▶ **REQUIREMENTS**: Work out how many lines hold the string "page". The answer is a single number, nothing more.

▶ **SUPPLIED RECORDS**:

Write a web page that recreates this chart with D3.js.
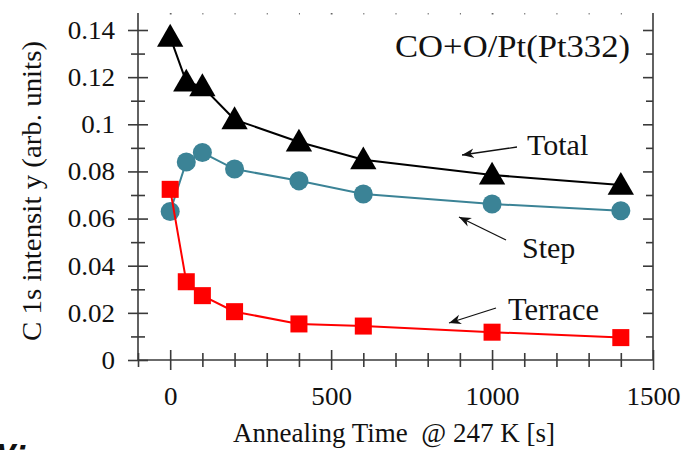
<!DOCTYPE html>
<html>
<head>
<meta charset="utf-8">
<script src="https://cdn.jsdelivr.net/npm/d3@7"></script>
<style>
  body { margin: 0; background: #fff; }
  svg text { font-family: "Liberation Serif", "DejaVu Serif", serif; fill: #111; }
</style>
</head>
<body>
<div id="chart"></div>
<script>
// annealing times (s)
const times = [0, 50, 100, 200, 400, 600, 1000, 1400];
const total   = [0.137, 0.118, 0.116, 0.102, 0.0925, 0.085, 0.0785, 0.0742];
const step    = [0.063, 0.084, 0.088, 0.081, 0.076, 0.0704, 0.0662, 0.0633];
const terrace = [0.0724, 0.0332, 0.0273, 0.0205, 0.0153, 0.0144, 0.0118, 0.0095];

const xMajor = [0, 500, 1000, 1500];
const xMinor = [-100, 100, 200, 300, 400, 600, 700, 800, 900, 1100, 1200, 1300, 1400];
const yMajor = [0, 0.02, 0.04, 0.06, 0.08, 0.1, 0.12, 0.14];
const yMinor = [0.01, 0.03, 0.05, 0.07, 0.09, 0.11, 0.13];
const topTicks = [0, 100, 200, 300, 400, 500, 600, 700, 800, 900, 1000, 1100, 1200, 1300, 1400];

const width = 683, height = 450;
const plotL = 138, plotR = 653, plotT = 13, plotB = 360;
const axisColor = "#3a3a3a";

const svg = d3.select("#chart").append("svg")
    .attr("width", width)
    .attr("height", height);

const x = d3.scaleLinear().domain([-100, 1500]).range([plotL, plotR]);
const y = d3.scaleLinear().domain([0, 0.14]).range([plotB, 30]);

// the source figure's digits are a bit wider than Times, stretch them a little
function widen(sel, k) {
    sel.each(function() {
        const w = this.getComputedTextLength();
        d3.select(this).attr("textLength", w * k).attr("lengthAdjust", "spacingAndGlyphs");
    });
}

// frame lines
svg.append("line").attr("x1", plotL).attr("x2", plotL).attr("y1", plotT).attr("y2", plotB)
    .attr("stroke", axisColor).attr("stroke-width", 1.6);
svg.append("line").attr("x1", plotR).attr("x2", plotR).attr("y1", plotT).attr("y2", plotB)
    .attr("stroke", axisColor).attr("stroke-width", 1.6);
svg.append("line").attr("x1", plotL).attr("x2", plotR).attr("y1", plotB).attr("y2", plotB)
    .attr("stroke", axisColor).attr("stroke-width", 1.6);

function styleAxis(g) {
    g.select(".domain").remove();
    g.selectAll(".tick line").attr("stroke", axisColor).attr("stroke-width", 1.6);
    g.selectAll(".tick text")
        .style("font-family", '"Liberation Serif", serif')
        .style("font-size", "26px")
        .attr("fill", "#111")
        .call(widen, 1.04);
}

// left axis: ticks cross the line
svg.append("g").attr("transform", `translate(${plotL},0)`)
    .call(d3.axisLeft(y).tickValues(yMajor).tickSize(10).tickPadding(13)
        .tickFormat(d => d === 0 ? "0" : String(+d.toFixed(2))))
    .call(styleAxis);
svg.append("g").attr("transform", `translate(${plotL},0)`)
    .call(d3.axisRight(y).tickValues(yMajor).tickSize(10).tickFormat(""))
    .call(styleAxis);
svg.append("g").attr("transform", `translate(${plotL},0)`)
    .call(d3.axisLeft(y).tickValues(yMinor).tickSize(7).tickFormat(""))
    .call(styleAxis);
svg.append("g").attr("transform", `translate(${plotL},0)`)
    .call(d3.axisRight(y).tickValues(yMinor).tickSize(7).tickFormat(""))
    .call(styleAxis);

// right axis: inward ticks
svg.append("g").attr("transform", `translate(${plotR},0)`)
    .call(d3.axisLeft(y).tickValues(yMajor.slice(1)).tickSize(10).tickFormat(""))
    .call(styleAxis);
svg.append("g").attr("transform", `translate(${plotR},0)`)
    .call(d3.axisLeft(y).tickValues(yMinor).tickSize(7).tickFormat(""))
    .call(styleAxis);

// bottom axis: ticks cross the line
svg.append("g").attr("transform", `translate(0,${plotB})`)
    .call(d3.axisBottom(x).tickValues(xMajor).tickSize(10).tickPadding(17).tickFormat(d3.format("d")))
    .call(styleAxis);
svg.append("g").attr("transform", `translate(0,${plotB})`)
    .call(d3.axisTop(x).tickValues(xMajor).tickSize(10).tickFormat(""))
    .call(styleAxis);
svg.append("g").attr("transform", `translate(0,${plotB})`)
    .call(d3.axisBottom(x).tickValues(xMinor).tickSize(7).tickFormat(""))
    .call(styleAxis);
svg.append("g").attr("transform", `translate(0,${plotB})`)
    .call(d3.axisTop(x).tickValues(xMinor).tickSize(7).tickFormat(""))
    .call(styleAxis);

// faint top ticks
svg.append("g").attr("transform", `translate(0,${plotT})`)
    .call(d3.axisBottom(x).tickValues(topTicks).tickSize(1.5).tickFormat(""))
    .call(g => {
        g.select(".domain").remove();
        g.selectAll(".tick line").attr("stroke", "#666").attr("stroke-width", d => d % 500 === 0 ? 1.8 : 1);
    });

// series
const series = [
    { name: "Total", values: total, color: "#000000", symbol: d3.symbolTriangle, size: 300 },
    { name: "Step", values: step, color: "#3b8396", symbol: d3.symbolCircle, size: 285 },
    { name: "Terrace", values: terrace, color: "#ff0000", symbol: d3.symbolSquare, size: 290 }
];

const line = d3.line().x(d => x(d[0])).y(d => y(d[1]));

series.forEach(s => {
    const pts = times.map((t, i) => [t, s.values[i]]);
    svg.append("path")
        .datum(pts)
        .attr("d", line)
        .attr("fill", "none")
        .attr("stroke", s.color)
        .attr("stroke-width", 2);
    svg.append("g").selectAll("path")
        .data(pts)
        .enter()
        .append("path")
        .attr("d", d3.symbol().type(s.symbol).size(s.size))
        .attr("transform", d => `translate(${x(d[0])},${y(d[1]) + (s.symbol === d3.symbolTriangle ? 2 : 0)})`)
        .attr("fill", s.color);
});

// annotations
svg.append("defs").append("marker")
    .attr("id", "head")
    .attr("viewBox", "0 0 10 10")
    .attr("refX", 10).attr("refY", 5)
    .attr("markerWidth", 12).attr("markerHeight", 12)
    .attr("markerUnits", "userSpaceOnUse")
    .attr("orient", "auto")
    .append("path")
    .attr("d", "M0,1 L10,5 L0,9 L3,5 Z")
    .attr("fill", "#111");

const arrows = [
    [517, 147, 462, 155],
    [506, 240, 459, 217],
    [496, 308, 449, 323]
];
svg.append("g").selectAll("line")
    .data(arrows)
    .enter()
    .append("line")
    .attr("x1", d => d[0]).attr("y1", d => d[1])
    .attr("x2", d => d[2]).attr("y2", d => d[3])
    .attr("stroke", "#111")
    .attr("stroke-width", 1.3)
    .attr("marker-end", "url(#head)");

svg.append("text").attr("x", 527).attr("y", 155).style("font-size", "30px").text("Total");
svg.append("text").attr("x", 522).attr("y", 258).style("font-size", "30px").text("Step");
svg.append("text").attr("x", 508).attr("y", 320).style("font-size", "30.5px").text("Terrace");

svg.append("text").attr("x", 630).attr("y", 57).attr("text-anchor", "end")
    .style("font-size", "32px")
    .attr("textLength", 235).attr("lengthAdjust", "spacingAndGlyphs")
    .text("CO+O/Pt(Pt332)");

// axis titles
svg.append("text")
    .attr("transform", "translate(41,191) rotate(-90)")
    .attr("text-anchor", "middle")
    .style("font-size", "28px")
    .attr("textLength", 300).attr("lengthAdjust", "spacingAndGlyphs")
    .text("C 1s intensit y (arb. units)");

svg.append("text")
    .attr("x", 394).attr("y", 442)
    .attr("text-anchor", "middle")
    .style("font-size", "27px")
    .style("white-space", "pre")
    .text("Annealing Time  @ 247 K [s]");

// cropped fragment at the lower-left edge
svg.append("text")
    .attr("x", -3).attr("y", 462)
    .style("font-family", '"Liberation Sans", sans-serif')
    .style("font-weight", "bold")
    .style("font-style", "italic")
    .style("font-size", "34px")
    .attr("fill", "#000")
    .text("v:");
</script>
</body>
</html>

--

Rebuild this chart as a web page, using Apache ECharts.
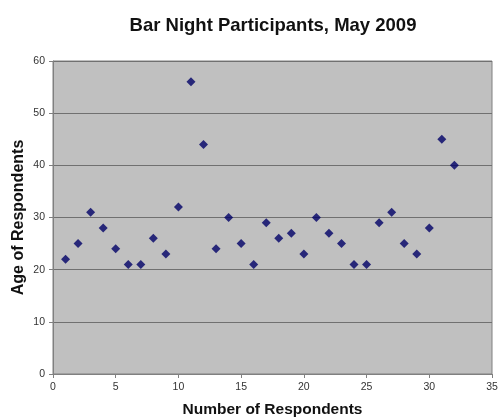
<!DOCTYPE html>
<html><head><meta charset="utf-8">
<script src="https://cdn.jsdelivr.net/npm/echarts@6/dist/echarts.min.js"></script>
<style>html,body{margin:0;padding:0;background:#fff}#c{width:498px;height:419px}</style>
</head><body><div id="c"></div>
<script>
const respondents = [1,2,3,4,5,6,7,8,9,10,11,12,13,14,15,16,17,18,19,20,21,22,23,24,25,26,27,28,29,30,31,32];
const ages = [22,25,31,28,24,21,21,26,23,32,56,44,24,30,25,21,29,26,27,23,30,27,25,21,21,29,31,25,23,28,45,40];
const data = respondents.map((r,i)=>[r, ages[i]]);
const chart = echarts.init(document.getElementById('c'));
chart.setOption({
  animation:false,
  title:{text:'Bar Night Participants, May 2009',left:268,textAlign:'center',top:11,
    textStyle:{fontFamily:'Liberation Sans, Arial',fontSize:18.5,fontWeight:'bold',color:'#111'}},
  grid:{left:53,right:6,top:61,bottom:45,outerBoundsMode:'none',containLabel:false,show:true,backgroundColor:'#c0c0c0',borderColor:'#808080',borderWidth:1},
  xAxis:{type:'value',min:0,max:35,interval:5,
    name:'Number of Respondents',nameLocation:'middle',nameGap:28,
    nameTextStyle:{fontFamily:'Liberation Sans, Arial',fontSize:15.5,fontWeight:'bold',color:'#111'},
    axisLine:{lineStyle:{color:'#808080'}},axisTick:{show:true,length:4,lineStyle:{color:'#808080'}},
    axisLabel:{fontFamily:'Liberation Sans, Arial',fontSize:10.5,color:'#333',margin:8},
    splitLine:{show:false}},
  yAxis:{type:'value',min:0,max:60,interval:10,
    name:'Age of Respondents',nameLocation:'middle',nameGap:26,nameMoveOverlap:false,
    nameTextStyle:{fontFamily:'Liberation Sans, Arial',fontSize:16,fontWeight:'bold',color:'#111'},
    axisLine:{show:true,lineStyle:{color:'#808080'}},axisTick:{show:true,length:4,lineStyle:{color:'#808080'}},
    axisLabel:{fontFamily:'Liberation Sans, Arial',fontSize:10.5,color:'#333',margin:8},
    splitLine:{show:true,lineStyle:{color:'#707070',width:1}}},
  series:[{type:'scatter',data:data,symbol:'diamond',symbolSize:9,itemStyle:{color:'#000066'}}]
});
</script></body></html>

* * *

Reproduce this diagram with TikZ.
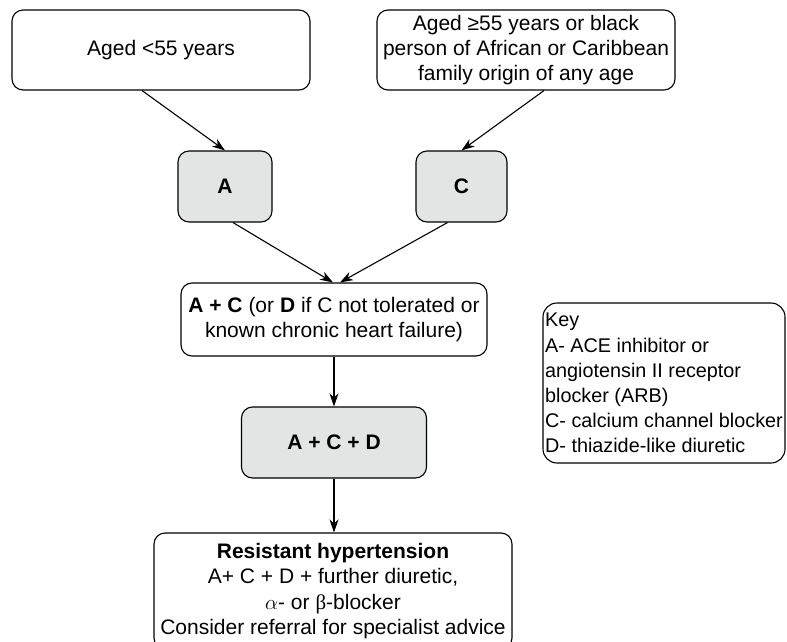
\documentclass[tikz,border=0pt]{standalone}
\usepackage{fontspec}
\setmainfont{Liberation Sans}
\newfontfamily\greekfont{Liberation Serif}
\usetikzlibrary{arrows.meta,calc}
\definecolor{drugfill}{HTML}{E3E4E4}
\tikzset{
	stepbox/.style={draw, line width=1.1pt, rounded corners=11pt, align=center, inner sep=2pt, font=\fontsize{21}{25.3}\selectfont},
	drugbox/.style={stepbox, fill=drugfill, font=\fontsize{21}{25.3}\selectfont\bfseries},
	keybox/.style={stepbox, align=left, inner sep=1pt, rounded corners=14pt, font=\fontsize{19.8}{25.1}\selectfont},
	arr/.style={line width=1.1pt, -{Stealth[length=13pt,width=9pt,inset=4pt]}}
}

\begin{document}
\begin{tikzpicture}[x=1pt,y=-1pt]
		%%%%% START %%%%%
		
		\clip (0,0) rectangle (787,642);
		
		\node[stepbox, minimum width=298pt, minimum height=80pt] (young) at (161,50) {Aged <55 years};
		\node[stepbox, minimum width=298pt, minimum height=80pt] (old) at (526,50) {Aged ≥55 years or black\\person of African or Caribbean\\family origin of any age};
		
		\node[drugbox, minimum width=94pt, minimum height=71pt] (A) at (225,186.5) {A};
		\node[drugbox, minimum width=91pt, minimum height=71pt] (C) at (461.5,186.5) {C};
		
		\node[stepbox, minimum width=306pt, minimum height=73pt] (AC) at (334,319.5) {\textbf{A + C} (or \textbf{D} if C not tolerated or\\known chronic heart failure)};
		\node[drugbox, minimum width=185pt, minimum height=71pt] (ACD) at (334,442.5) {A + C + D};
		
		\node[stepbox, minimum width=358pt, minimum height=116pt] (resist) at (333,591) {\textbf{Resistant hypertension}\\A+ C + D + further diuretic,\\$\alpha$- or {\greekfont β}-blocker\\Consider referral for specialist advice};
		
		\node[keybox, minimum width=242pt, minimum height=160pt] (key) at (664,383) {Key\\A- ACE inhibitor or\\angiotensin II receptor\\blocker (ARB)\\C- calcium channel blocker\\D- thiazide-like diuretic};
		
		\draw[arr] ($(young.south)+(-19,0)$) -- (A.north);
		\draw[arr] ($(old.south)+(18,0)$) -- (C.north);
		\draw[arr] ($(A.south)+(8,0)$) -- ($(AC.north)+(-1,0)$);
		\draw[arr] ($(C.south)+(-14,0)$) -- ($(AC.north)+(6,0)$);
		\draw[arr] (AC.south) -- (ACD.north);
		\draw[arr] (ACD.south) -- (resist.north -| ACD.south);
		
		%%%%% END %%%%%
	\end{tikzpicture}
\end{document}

▶ **EXERCISE RESPONSE**: 2